High-productivity acres usually command lower cap rates and higher per-acre prices because they are more resilient and easier to lease. Lower-productivity acres may look cheaper, but the discount should be compared with expected yield drag, capital needs, and tenant demand. A useful check is price per productivity point, not only price per acre.

Comparability and local calibration

Soil scores are most useful inside a local market. Comparing scores across states, soil surveys, or methodologies can mislead because scales and agronomic assumptions differ. A parcel scoring well in one region may not be economically superior to a lower-scoring parcel elsewhere if crop mix, basis, water, taxes, and local rents are different. Underwriting should calibrate the score against county yields and comparable sales.

Capital expenditure implications

The index may not capture near-term capital needs. Drainage tile, erosion control, lime, soil amendments, irrigation repair, access improvements, and conservation practices can be required to maintain productive capacity. A high score with deferred maintenance can produce weak early returns, while a lower score with clear improvement potential may support a value-add farmland thesis.

Conservation and soil health

Long-term farmland value depends on maintaining soil productivity, not only measuring it at acquisition. Cover crops, reduced tillage, nutrient management, erosion control, and responsible irrigation can protect productive capacity. Poor practices can degrade organic matter and increase runoff even when the original soil class is strong. Investors should understand who controls management practices and whether lease terms reward or punish soil stewardship.

Investor diligence checklist

Compare parcel score to county and state averages using the same methodology.

Review crop yield history, tenant records, and insurance data where available.

Check water rights, irrigation, drainage, slope, and flood exposure.

Ask whether underwriting assumes commodity-price upside or soil-driven productivity.

Review conservation practices and capex needed to maintain the soil base.

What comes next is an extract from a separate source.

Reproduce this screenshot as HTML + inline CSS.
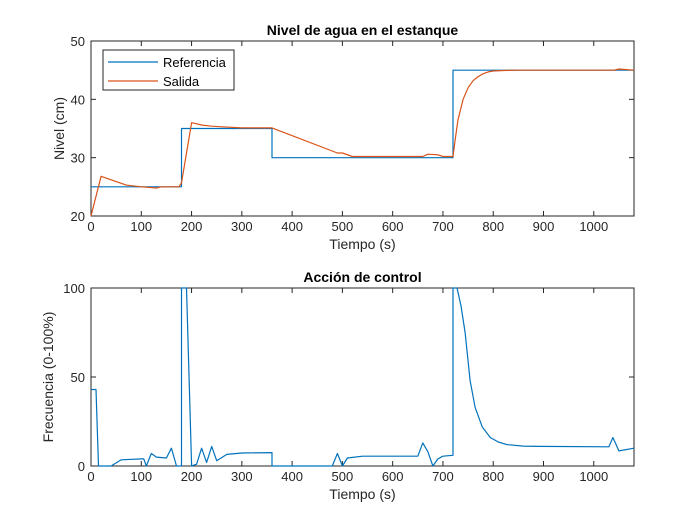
<!DOCTYPE html>
<html><head><meta charset="utf-8"><style>body{margin:0;background:#fff}svg text{font-family:"Liberation Sans",sans-serif}</style></head>
<body>
<svg id="c" width="700" height="525" xmlns="http://www.w3.org/2000/svg"></svg>
<script>
const refT=[0,180,180,360,360,720,720,1080];
const refV=[25,25,35,35,30,30,45,45];
const outT=[0,20,40,70,100,130,140,175,180,200,220,240,260,300,360,490,500,520,660,670,690,700,720,725,730,740,750,760,770,780,790,800,820,850,1040,1050,1080];
const outV=[20,26.8,26.2,25.3,25,24.8,25,25,25.7,36,35.6,35.4,35.3,35.1,35.1,30.8,30.8,30.2,30.2,30.6,30.5,30.2,30.2,33.5,36.5,40,42,43.2,43.9,44.4,44.7,44.85,44.95,45,45,45.2,45];
const ctlT=[0,10,15,40,60,100,105,110,120,130,150,160,170,180,180,190,200,210,220,230,240,250,270,300,360,360,480,490,500,510,540,650,660,670,680,690,700,720,720,728,736,744,754,764,778,794,810,827,860,893,1030,1038,1050,1080];
const ctlV=[43,43,0,0,3.5,4,4,0,7,5,4.5,10,0,0,100,100,0,1,10,2,11,3,6.5,7.3,7.5,0,0,7,0,4.5,5.5,5.5,13,8,0,4,5.5,6,100,100,90,75,48,33,22,16,13.5,12,11.2,11,10.8,16,8.5,10];
const xTicks=[0,100,200,300,400,500,600,700,800,900,1000];
const topYTicks=[20,30,40,50];
const botYTicks=[0,50,100];
const svg=document.getElementById('c');
const NS='http://www.w3.org/2000/svg';
function mk(tag,attrs,parent){const e=document.createElementNS(NS,tag);for(const k in attrs)e.setAttribute(k,attrs[k]);(parent||svg).appendChild(e);return e;}
const X0=91,X1=634;
const xs=v=>X0+(v/1080)*(X1-X0);
function axes(top,bot,ymin,ymax,yticks,title,ylabel,pfx){
  const ys=v=>bot-(v-ymin)/(ymax-ymin)*(bot-top);
  const g=mk('g',{});
  
  
  mk('rect',{x:X0,y:top,width:X1-X0,height:bot-top,fill:'#fff',stroke:'#262626','stroke-width':1},g);
  xTicks.forEach(t=>{const x=xs(t);mk('line',{x1:x,x2:x,y1:bot,y2:bot-5,stroke:'#262626'},g);mk('line',{x1:x,x2:x,y1:top,y2:top+5,stroke:'#262626'},g);
    const tx=mk('text',{x:x,y:bot+15,'text-anchor':'middle','font-size':13,fill:'#262626'},g);tx.textContent=t;
    
    });
  yticks.forEach(t=>{const y=ys(t);mk('line',{x1:X0,x2:X0+5,y1:y,y2:y,stroke:'#262626'},g);mk('line',{x1:X1,x2:X1-5,y1:y,y2:y,stroke:'#262626'},g);
    const tx=mk('text',{x:X0-6,y:y+5,'text-anchor':'end','font-size':13,fill:'#262626'},g);tx.textContent=t;
    
    });
  const ti=mk('text',{x:(X0+X1)/2,y:top-6,'text-anchor':'middle','font-size':14,'font-weight':'bold',fill:'#000'});ti.textContent=title;
  
  
  const xl=mk('text',{x:(X0+X1)/2,y:bot+33,'text-anchor':'middle','font-size':14,fill:'#262626'});xl.textContent='Tiempo (s)';
  
  
  const cy=(top+bot)/2;
  const lx=X0-27-(pfx==='bottom'?11:0);
  const yl=mk('text',{x:lx,y:cy,'text-anchor':'middle','font-size':14,fill:'#262626',transform:`rotate(-90 ${lx} ${cy})`});yl.textContent=ylabel;
  
  
  return ys;
}
function line(T,V,ys,color,name){
  const d=T.map((t,i)=>(i?'L':'M')+xs(t).toFixed(1)+','+ys(V[i]).toFixed(1)).join('');
  const p=mk('path',{d:d,fill:'none',stroke:color,'stroke-width':1.2,'stroke-linejoin':'round'});
  
  
}
const ysT=axes(41,216,20,50,topYTicks,'Nivel de agua en el estanque','Nivel (cm)','top');
line(refT,refV,ysT,'#0072BD','reference-line');
line(outT,outV,ysT,'#D95319','output-line');
const ysB=axes(288,466,0,100,botYTicks,'Acción de control','Frecuencia (0-100%)','bottom');
line(ctlT,ctlV,ysB,'#0072BD','control-line');
const lg=mk('g',{});


mk('rect',{x:103,y:50,width:131,height:40,fill:'#fff',stroke:'#262626'},lg);
[['Referencia','#0072BD',62],['Salida','#D95319',81]].forEach(([n,c,y])=>{
  const e=mk('g',{},lg);
  
  
  mk('line',{x1:108,x2:158,y1:y,y2:y,stroke:c,'stroke-width':1.2},e);
  const t=mk('text',{x:163,y:y+5,'font-size':13,fill:'#000'},e);t.textContent=n;
});
</script>
</body></html>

Portfolio construction use

At the portfolio level, soil productivity helps avoid hidden concentration. A fund may appear diversified across counties or crops while owning similar soil classes, water exposures, or climate vulnerabilities. Allocators should ask whether reported diversification includes land-quality bands, irrigation status, crop suitability, tenant concentration, and regional weather risk rather than only acreage count.

Exit value and buyer universe

Institutional buyers often prefer larger, contiguous, high-productivity parcels with clean leases and strong operators. A strong soil score can deepen the exit market because lenders, tenants, and buyers can underwrite the asset more quickly. Lower-quality or highly variable soil can still be investable, but it may rely on a narrower local buyer universe and a higher required yield. That exit-depth difference should affect hold-period and terminal-cap-rate assumptions.